Guest blog post by Jeremy Marvel, research scientist and project leader at the U.S. National Institute of Standards and Technology (NIST).
In early 2016, the International Organization of Standardization (ISO) published ISO Technical Specification (TS) 15066, which outlines safety requirements for collaborative robots. The American National Standards Institute, ANSI, adopted ISO/TS 15066 later that year as ANSI/RIA Technical Report R15.606 (RIA is the Robotic Industries Association). These documents outline safety functions that maintain a safe distance between people and active robots, and limit the transfer of forces and pressures should contact between a person and a robot occur. Robots that adhere to these requirements are considered inherently safe.
Leading up to these publications, sales of robots designed and marketed as being “collaborative” had been rising steadily. This market growth has since increased, and is projected to continue increasing well into the next decade with double-digit annual growth.
What is driving this growth? To what tasks are collaborative robot technologies being applied? And most importantly, what are the impacts of using collaborative robots?
The technology is deceptively straight-forward. These are, for all intents and purposes, industrial robots. Yet, on average, collaborative robots are lighter, cheaper, and consume less power than their traditional industrial robot brethren. Their safety and ease-of-use, however, are what set them apart.
Collaborative robots are purpose-driven machines intended to ease the burdens of integration and control. Featuring direct lead-through programming and graphical user interfaces, collaborative robots are designed to enable non-expert users to train robots without requiring advanced degrees or expertise in proprietary programming languages. Some even feature advanced artificial intelligence to provide online parameter optimization and adaptive behavior in the face of process uncertainty.
Many collaborative robots are also outfitted with advanced sensor systems that enable off-the-shelf functionality. Camera-integrated collaborative robots can recognize and track objects, and the force-sensing that drives the robots’ soft touch can also be applied to part fitting and assembly. Advances in adaptive gripper technologies also enable robots to grasp a wide variety of different objects gently—yet firmly—without requiring complicated algorithms or tool changers.
The resulting product is a safe, adaptive robot that is easy to integrate. It moves somewhat slowly and is typically limited to lifting objects between 11 and 30 pounds, but it is repeatable, and will work tirelessly day and night.
It is easy to imagine dozens of applications for which collaborative robots could benefit virtually any shop floor. Yet, the tasks for which collaborative robots are used primarily are those that require light-duty, repetitive automation with high turnover. Specifically, they are being put to work doing material handling and tending jobs that do not directly benefit the manufacturing process.

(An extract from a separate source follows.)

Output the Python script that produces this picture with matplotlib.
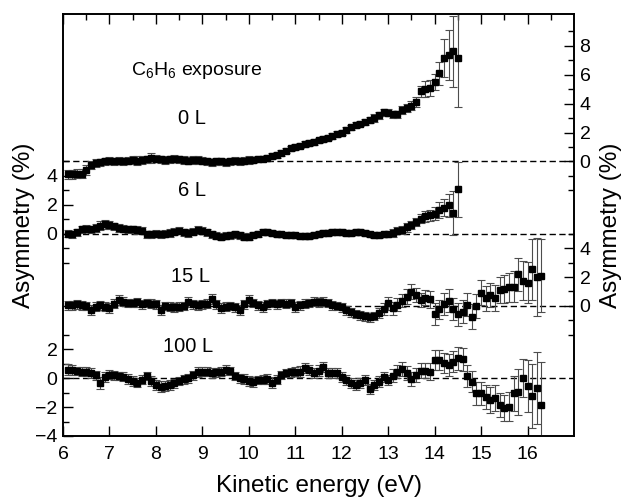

Simply put, collaborative robots are tools used to augment and enhance the capabilities of the workforce. They are used to offload the monotonous tasks that might otherwise fill workers’ days. Picking and placing parts, packaging finished goods, and loading and unloading machine tools are not value-added applications for skilled labor. With collaborative robots taking over some of these dull and dangerous jobs without requiring fencing, the workforce is left to focus their trade skills on more productive tasks.
Industries benefiting from collaborative robots include automotive, aerospace, food and beverage, and plastics. Most collaborative robot installations see a return on investments within one year. Moreover, studies indicate the growth of robotics use in general has led to net increases in manufacturing employment and factory output worldwide. Many of the new jobs created are attributed to the introduction of new products and services, which was enabled by the use of robotics and automation.
What does this mean for collaborative robots and the future of manufacturing in the U.S.?
The face of manufacturing is evolving, becoming increasingly lean and agile. The workforce must become more technologically adept to keep up. The U.S. Bureau of Labor Statistics predicts that the number and the salaries of many engineering and technician jobs will continue to grow through the coming years. With the increasing reach and pervasiveness of the Industrial Internet of Things, every aspect of manufacturing is on its way to being fully connected, monitored, and optimized. These advances in process flow monitoring and optimization, in turn, reduce waste, increase reliability, and prevent costly errors and logistical delays.
Collaborative robots are just one part of this new face of manufacturing. The entire U.S. manufacturing supply chain is slated to grow with the technology, with an increasingly skilled workforce producing better quality goods cheaper, faster, and more efficiently than they are now. This, in turn, drives innovation and competitiveness.